### Supplied information
--
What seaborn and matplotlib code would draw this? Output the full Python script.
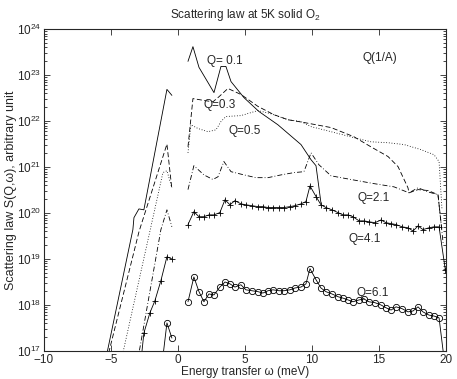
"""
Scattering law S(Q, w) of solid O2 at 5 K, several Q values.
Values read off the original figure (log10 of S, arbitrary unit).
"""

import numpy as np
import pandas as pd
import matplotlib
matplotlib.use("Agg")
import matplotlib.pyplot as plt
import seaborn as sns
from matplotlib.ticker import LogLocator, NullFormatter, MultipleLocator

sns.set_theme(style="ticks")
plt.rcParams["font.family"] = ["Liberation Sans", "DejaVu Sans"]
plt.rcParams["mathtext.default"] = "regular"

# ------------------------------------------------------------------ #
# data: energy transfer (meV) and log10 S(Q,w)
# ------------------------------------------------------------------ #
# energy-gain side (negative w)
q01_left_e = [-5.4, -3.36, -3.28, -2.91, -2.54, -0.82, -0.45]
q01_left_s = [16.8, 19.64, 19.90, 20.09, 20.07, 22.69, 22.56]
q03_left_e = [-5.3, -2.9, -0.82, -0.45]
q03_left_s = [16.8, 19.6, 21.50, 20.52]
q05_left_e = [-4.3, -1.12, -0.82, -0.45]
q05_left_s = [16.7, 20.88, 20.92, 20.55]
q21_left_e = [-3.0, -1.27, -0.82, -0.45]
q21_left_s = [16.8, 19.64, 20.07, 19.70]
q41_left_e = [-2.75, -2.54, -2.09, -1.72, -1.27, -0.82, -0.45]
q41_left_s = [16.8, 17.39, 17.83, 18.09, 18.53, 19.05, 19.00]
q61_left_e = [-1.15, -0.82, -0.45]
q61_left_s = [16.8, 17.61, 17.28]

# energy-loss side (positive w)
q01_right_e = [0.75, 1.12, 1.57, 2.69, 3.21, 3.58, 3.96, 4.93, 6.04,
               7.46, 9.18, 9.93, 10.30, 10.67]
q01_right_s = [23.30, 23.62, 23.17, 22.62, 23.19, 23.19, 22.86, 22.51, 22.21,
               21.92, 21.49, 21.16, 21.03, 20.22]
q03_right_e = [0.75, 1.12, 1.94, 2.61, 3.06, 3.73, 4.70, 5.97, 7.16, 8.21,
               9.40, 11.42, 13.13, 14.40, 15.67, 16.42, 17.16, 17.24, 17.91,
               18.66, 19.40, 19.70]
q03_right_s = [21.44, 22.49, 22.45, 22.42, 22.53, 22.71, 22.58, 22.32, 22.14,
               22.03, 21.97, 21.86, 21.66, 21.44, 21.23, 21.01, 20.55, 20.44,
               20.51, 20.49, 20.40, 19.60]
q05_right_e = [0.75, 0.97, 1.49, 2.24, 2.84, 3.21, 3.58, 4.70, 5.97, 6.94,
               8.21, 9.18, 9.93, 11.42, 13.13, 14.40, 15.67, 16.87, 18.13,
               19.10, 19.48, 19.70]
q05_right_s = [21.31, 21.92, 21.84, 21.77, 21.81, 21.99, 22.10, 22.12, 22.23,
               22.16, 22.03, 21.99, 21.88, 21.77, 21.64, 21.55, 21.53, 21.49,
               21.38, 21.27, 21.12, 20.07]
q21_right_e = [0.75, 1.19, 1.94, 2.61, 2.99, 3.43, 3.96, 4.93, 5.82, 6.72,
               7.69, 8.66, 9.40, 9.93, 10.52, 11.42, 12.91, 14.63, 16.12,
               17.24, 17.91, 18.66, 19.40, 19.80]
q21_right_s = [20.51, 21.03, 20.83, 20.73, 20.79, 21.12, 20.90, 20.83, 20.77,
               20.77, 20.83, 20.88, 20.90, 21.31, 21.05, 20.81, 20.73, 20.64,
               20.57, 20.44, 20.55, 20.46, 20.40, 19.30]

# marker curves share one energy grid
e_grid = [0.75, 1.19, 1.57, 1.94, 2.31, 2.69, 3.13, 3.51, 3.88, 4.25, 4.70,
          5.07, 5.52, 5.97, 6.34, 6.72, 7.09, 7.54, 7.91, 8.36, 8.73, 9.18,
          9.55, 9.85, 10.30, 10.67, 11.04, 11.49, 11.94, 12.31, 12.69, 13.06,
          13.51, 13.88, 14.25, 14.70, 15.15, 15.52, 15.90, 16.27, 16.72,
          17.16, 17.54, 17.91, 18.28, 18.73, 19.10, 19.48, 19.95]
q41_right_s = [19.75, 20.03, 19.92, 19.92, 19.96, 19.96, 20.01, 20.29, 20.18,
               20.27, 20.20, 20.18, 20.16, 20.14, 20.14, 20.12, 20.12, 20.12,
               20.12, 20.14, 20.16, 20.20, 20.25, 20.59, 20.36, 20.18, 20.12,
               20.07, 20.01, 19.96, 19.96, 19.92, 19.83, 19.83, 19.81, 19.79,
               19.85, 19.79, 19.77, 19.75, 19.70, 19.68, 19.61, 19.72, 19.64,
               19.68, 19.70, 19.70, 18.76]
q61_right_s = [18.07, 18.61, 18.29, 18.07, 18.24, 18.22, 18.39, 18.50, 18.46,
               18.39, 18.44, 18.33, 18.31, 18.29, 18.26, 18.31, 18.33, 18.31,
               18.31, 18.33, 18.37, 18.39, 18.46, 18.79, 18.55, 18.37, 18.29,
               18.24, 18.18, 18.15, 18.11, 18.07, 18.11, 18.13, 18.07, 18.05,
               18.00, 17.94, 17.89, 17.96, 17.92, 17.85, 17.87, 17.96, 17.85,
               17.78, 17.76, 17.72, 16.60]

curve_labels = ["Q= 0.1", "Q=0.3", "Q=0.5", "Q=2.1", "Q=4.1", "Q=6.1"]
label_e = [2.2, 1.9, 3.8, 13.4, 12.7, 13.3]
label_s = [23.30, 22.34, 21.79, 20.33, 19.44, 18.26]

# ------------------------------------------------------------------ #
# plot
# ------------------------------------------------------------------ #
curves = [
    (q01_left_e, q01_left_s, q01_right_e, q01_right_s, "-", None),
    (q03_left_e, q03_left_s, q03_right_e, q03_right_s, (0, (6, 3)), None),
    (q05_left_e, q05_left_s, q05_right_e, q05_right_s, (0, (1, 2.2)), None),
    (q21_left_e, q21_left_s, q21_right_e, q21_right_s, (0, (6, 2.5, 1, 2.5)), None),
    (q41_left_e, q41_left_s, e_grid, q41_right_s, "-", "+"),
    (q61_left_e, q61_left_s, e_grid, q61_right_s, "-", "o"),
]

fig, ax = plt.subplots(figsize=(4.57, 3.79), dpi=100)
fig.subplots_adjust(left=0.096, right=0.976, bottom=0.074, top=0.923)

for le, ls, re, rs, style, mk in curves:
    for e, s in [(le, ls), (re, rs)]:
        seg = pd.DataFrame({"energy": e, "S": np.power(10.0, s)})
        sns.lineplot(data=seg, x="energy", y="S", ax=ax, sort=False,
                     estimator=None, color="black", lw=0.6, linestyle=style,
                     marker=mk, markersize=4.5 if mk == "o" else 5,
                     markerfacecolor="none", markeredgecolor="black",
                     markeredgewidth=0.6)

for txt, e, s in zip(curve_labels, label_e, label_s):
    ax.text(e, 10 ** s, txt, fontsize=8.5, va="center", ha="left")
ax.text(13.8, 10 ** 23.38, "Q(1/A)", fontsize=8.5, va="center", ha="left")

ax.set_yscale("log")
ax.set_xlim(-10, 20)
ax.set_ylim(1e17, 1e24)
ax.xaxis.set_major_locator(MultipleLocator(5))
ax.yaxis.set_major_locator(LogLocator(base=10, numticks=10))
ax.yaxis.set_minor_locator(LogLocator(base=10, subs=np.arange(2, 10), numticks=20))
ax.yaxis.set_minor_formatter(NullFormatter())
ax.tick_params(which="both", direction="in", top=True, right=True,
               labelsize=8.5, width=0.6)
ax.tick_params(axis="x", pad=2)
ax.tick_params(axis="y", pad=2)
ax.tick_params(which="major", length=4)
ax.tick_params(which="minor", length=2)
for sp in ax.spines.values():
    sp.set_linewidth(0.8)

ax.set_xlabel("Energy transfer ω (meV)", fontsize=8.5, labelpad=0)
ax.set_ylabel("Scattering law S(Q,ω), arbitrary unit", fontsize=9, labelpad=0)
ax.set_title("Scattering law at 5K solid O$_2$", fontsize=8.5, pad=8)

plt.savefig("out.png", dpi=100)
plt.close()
--
### Objective
Reproduce the data above word for word from its first line through the line that holds "from matplotlib.ticker import", both ends included; skip pictures.

### Problem solution
What seaborn and matplotlib code would draw this? Output the full Python script.
"""
Scattering law S(Q, w) of solid O2 at 5 K, several Q values.
Values read off the original figure (log10 of S, arbitrary unit).
"""

import numpy as np
import pandas as pd
import matplotlib
matplotlib.use("Agg")
import matplotlib.pyplot as plt
import seaborn as sns
from matplotlib.ticker import LogLocator, NullFormatter, MultipleLocator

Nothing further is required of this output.